**Data block**
⁂

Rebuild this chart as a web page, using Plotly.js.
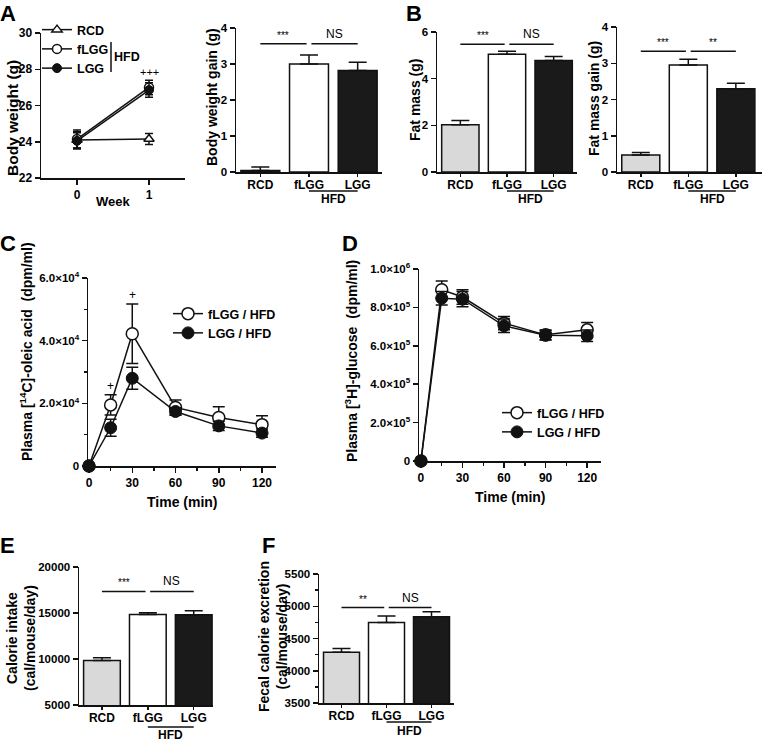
<!DOCTYPE html>
<html><head><meta charset="utf-8">
<script src="https://cdn.plot.ly/plotly-3.0.1.min.js"></script>
<style>html,body{margin:0;padding:0;background:#fff}#chart{width:762px;height:741px}</style>
</head><body><div id="chart"></div>
<script>
// ---------------- data ----------------
const groups = ['RCD', 'fLGG', 'LGG'];
const weeks = [0, 1];
const bwRCD = [24.1, 24.15];   const bwRCDErr = [0.45, 0.3];
const bwFLGG = [24.15, 27.0];  const bwFLGGErr = [0.5, 0.4];
const bwLGG = [24.05, 26.85];  const bwLGGErr = [0.45, 0.4];
const bwGain = [0.04, 3.0, 2.82];   const bwGainErr = [0.1, 0.25, 0.23];
const fatMass = [2.03, 5.05, 4.78]; const fatMassErr = [0.18, 0.13, 0.17];
const fatGain = [0.47, 2.95, 2.3];  const fatGainErr = [0.07, 0.16, 0.15];
const timeMin = [0, 15, 30, 60, 90, 120];
const oleicFLGG = [0, 19500, 42200, 18700, 15500, 13200];
const oleicFLGGErr = [0, 3200, 9500, 2400, 3400, 2800];
const oleicLGG = [0, 12200, 28000, 17400, 12800, 10500];
const oleicLGGErr = [0, 2700, 3500, 1200, 1500, 1300];
const glucFLGG = [0, 892000, 854000, 718000, 657000, 683000];
const glucFLGGErr = [0, 45000, 38000, 35000, 25000, 38000];
const glucLGG = [0, 848000, 843000, 704000, 655000, 652000];
const glucLGGErr = [0, 35000, 40000, 35000, 25000, 30000];
const calIntake = [9850, 14850, 14800]; const calIntakeErr = [280, 180, 440];
const fecalCal = [4285, 4748, 4838];    const fecalCalErr = [60, 100, 75];
// significance labels and bracket heights
const sigBwGain = ['***', 'NS'];   const sigBwGainY = 3.56;
const sigFatMass = ['***', 'NS'];  const sigFatMassY = 5.48;
const sigFatGain = ['***', '**'];  const sigFatGainY = 3.33;
const sigCal = ['***', 'NS'];      const sigCalY = 17345;
const sigFecal = ['**', 'NS'];     const sigFecalY = 4980;
const oleicPlusX = [15, 30]; const oleicPlusY = [25500, 54600];
const bwPlusX = [1]; const bwPlusY = [27.85];
const oleicTicks = [0, 20000, 40000, 60000];
const oleicTickText = ['0', '2.0×10<sup>4</sup>', '4.0×10<sup>4</sup>', '6.0×10<sup>4</sup>'];
const glucTicks = [0, 200000, 400000, 600000, 800000, 1000000];
const glucTickText = ['0', '2.0×10<sup>5</sup>', '4.0×10<sup>5</sup>', '6.0×10<sup>5</sup>', '8.0×10<sup>5</sup>', '1.0×10<sup>6</sup>'];

// ---------------- helpers ----------------
const W = 762, H = 741;
const FF = '"Liberation Sans", Arial, sans-serif';
const bold = (s) => ({family: FF, size: s, color: '#000', weight: 700});
const reg = (s) => ({family: FF, size: s, color: '#000', weight: 400});
const dx = (a, b) => [a / W, b / W];
const dy = (t, b) => [1 - b / H, 1 - t / H];
const px = (x) => x / W, py = (y) => 1 - y / H;
const barFill = ['#d9d9d9', '#ffffff', '#1a1a1a'];
const idx = groups.map((_, i) => i);

const traces = [];
const layout = {
  width: W, height: H, autosize: false,
  margin: {l: 0, r: 0, t: 0, b: 0},
  paper_bgcolor: '#fff', plot_bgcolor: 'rgba(0,0,0,0)',
  showlegend: true, font: bold(12),
  shapes: [], annotations: []
};

function axisBase(extra) {
  return Object.assign({
    showline: true, linecolor: '#111', linewidth: 1.5, mirror: false,
    ticks: 'outside', ticklen: 5, tickwidth: 1.5, tickcolor: '#111',
    showgrid: false, zeroline: false, tickfont: bold(11.5), fixedrange: true,
    tickformat: 'd', exponentformat: 'none'
  }, extra);
}

function barPanel(n, xd, yd, vals, errs, range, dtick, sig, sigY, hfdLineY, hfdTextY, rightExtra, minorY) {
  const xa = 'x' + n, ya = 'y' + n;
  traces.push({
    type: 'bar', x: idx, y: vals, width: 0.8, xaxis: xa, yaxis: ya, showlegend: false,
    marker: {color: barFill, line: {color: '#111', width: 1.5}},
    error_y: {type: 'data', symmetric: false, array: errs, arrayminus: vals.map(() => 0),
      color: '#111', thickness: 1.5, width: 9},
    cliponaxis: false
  });
  layout['xaxis' + n] = axisBase({domain: xd, anchor: ya, range: [-0.5, 2.5 + (rightExtra || 0)],
    tickvals: idx, ticktext: groups, ticklen: 3, ticklabelstandoff: -2, tickfont: bold(12)});
  const yax = axisBase({domain: yd, anchor: xa, range: range, dtick: dtick});
  if (minorY) yax.minor = {dtick: minorY, ticks: 'outside', ticklen: 3, tickwidth: 1.5, tickcolor: '#111'};
  layout['yaxis' + n] = yax;
  // significance brackets
  layout.shapes.push({type: 'line', xref: xa, yref: ya, x0: 0, x1: 0.95, y0: sigY, y1: sigY, line: {color: '#111', width: 1.5}});
  layout.shapes.push({type: 'line', xref: xa, yref: ya, x0: 1.05, x1: 2, y0: sigY, y1: sigY, line: {color: '#111', width: 1.5}});
  [0.475, 1.525].forEach((xx, k) => {
    layout.annotations.push({xref: xa, yref: ya, x: xx, y: sigY, yanchor: 'bottom', yshift: 1,
      text: sig[k], showarrow: false, font: sig[k] === 'NS' ? reg(12) : reg(10)});
  });
  // HFD group bar under fLGG & LGG
  layout.shapes.push({type: 'line', xref: xa, yref: 'paper', x0: 1, x1: 2, y0: py(hfdLineY), y1: py(hfdLineY), line: {color: '#111', width: 1.5}});
  layout.annotations.push({xref: xa, yref: 'paper', x: 1.5, y: py(hfdTextY), yanchor: 'middle', xanchor: 'center',
    text: 'HFD', showarrow: false, font: bold(12)});
}

function ytitle(text, x, y, size) {
  layout.annotations.push({xref: 'paper', yref: 'paper', x: px(x), y: py(y), text: text, textangle: -90,
    showarrow: false, font: bold(size || 14), xanchor: 'center', yanchor: 'middle'});
}
function label(text, x, y, font) {
  layout.annotations.push({xref: 'paper', yref: 'paper', x: px(x), y: py(y), text: text,
    showarrow: false, font: font, xanchor: 'center', yanchor: 'middle'});
}

// ---------------- Panel A: body weight line ----------------
const lineStyle = {color: '#111', width: 1.5};
const eb = (arr, w) => ({type: 'data', array: arr, color: '#111', thickness: 1.5, width: w});
traces.push({type: 'scatter', mode: 'lines+markers', name: 'RCD', x: weeks, y: bwRCD, xaxis: 'x1', yaxis: 'y1',
  line: lineStyle, marker: {symbol: 'triangle-up', size: 9, color: '#fff', line: {color: '#111', width: 1.5}},
  error_y: eb(bwRCDErr, 4), legend: 'legend', cliponaxis: false});
traces.push({type: 'scatter', mode: 'lines+markers', name: 'fLGG', x: weeks, y: bwFLGG, xaxis: 'x1', yaxis: 'y1',
  line: lineStyle, marker: {symbol: 'circle', size: 9, color: '#fff', line: {color: '#111', width: 1.5}},
  error_y: eb(bwFLGGErr, 4), legend: 'legend', cliponaxis: false});
traces.push({type: 'scatter', mode: 'lines+markers', name: 'LGG', x: weeks, y: bwLGG, xaxis: 'x1', yaxis: 'y1',
  line: lineStyle, marker: {symbol: 'circle', size: 9, color: '#111', line: {color: '#111', width: 1}},
  error_y: eb(bwLGGErr, 4), legend: 'legend', cliponaxis: false});
layout.xaxis1 = axisBase({domain: dx(41, 185), anchor: 'y1', range: [-0.5, 1.5], tickvals: weeks, ticktext: weeks.map(String), tickfont: bold(12)});
layout.yaxis1 = axisBase({domain: dy(33, 178), anchor: 'x1', range: [22, 30], dtick: 2, tickfont: bold(12)});
layout.legend = {x: px(37), y: py(15), xanchor: 'left', yanchor: 'top', font: bold(12.5),
  bgcolor: 'rgba(0,0,0,0)', borderwidth: 0, tracegroupgap: 0};
layout.shapes.push({type: 'line', xref: 'paper', yref: 'paper', x0: px(111), x1: px(111), y0: py(42), y1: py(72), line: {color: '#111', width: 1.5}});
label('HFD', 127, 57, bold(12.5));
bwPlusX.forEach((x, i) => layout.annotations.push({xref: 'x1', yref: 'y1', x: x, y: bwPlusY[i], text: '+++', showarrow: false, font: reg(11)}));
ytitle('Body weight (g)', 13, 118, 15.5);
label('Week', 113, 201, bold(13));

// ---------------- Bar panels ----------------
barPanel(2, dx(236, 382), dy(28, 172), bwGain, bwGainErr, [0, 4], 1, sigBwGain, sigBwGainY, 191, 199);
ytitle('Body weight gain (g)', 212, 97);
barPanel(3, dx(437, 577), dy(32, 172), fatMass, fatMassErr, [0, 6], 2, sigFatMass, sigFatMassY, 191, 199);
ytitle('Fat mass (g)', 415, 100);
barPanel(4, dx(617, 762), dy(27, 172), fatGain, fatGainErr, [0, 4], 1, sigFatGain, sigFatGainY, 191, 199, 0.05);
ytitle('Fat mass gain (g)', 594, 99);
barPanel(7, dx(79, 213), dy(567, 705), calIntake, calIntakeErr, [5000, 20000], 5000, sigCal, sigCalY, 727, 735, -0.08);
ytitle('Calorie intake<br>(cal/mouse/day)', 21, 638, 14);
barPanel(8, dx(319, 454), dy(574, 703), fecalCal, fecalCalErr, [3500, 5500], 500, sigFecal, sigFecalY, 722, 731, 0, 250);
ytitle('Fecal calorie excretion<br>(cal/mouse/day)', 273, 637, 14);

// ---------------- Panel C ----------------
traces.push({type: 'scatter', mode: 'lines+markers', name: 'fLGG / HFD', x: timeMin, y: oleicFLGG, xaxis: 'x5', yaxis: 'y5',
  line: lineStyle, marker: {symbol: 'circle', size: 12, color: '#fff', line: {color: '#111', width: 1.5}},
  error_y: eb(oleicFLGGErr, 6), legend: 'legend2', cliponaxis: false});
traces.push({type: 'scatter', mode: 'lines+markers', name: 'LGG / HFD', x: timeMin, y: oleicLGG, xaxis: 'x5', yaxis: 'y5',
  line: lineStyle, marker: {symbol: 'circle', size: 12, color: '#111', line: {color: '#111', width: 1}},
  error_y: eb(oleicLGGErr, 6), legend: 'legend2', cliponaxis: false});
layout.xaxis5 = axisBase({domain: dx(88, 276), anchor: 'y5', range: [-0.7, 129.7], tickvals: [0, 30, 60, 90, 120], tickfont: bold(12),
  minor: {dtick: 15, tick0: 0, ticks: 'outside', ticklen: 3, tickwidth: 1.5, tickcolor: '#111'}});
layout.yaxis5 = axisBase({domain: dy(278, 466), anchor: 'x5', range: [0, 60000], tickvals: oleicTicks, ticktext: oleicTickText,
  minor: {dtick: 10000, tick0: 0, ticks: 'outside', ticklen: 3, tickwidth: 1.5, tickcolor: '#111'}});
layout.legend2 = {x: px(168), y: py(299), xanchor: 'left', yanchor: 'top', font: bold(12.5), bgcolor: 'rgba(0,0,0,0)'};
oleicPlusX.forEach((x, i) => layout.annotations.push({xref: 'x5', yref: 'y5', x: x, y: oleicPlusY[i], text: '+', showarrow: false, font: reg(12)}));
ytitle('Plasma [<sup>14</sup>C]-oleic acid  (dpm/ml)', 26, 352);
label('Time (min)', 182, 502, bold(14));

// ---------------- Panel D ----------------
traces.push({type: 'scatter', mode: 'lines+markers', name: 'fLGG / HFD', x: timeMin, y: glucFLGG, xaxis: 'x6', yaxis: 'y6',
  line: lineStyle, marker: {symbol: 'circle', size: 12, color: '#fff', line: {color: '#111', width: 1.5}},
  error_y: eb(glucFLGGErr, 6), legend: 'legend3', cliponaxis: false});
traces.push({type: 'scatter', mode: 'lines+markers', name: 'LGG / HFD', x: timeMin, y: glucLGG, xaxis: 'x6', yaxis: 'y6',
  line: lineStyle, marker: {symbol: 'circle', size: 12, color: '#111', line: {color: '#111', width: 1}},
  error_y: eb(glucLGGErr, 6), legend: 'legend3', cliponaxis: false});
layout.xaxis6 = axisBase({domain: dx(419, 601), anchor: 'y6', range: [-1.4, 130], tickvals: [0, 30, 60, 90, 120], tickfont: bold(12),
  minor: {dtick: 15, tick0: 0, ticks: 'outside', ticklen: 3, tickwidth: 1.5, tickcolor: '#111'}});
layout.yaxis6 = axisBase({domain: dy(269, 461), anchor: 'x6', range: [0, 1000000], tickvals: glucTicks, ticktext: glucTickText});
layout.legend3 = {x: px(497), y: py(398), xanchor: 'left', yanchor: 'top', font: bold(12.5), bgcolor: 'rgba(0,0,0,0)'};
ytitle('Plasma [<sup>3</sup>H]-glucose  (dpm/ml)', 351, 361);
label('Time (min)', 511, 497, bold(14));

// ---------------- Panel letters ----------------
const L = bold(22);
label('A', 8, 13, L); label('B', 414, 13, L); label('C', 8, 243, L);
label('D', 350, 243, L); label('E', 7, 545, L); label('F', 268, 545, L);

Plotly.newPlot('chart', traces, layout, {displayModeBar: false, staticPlot: true});
</script>
</body></html>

⁂

**What you should do**
Where a line in the material above holds "chart", copy that line.

**Written solution**
Rebuild this chart as a web page, using Plotly.js.
<style>html,body{margin:0;padding:0;background:#fff}#chart{width:762px;height:741px}</style>
</head><body><div id="chart"></div>
Plotly.newPlot('chart', traces, layout, {displayModeBar: false, staticPlot: true});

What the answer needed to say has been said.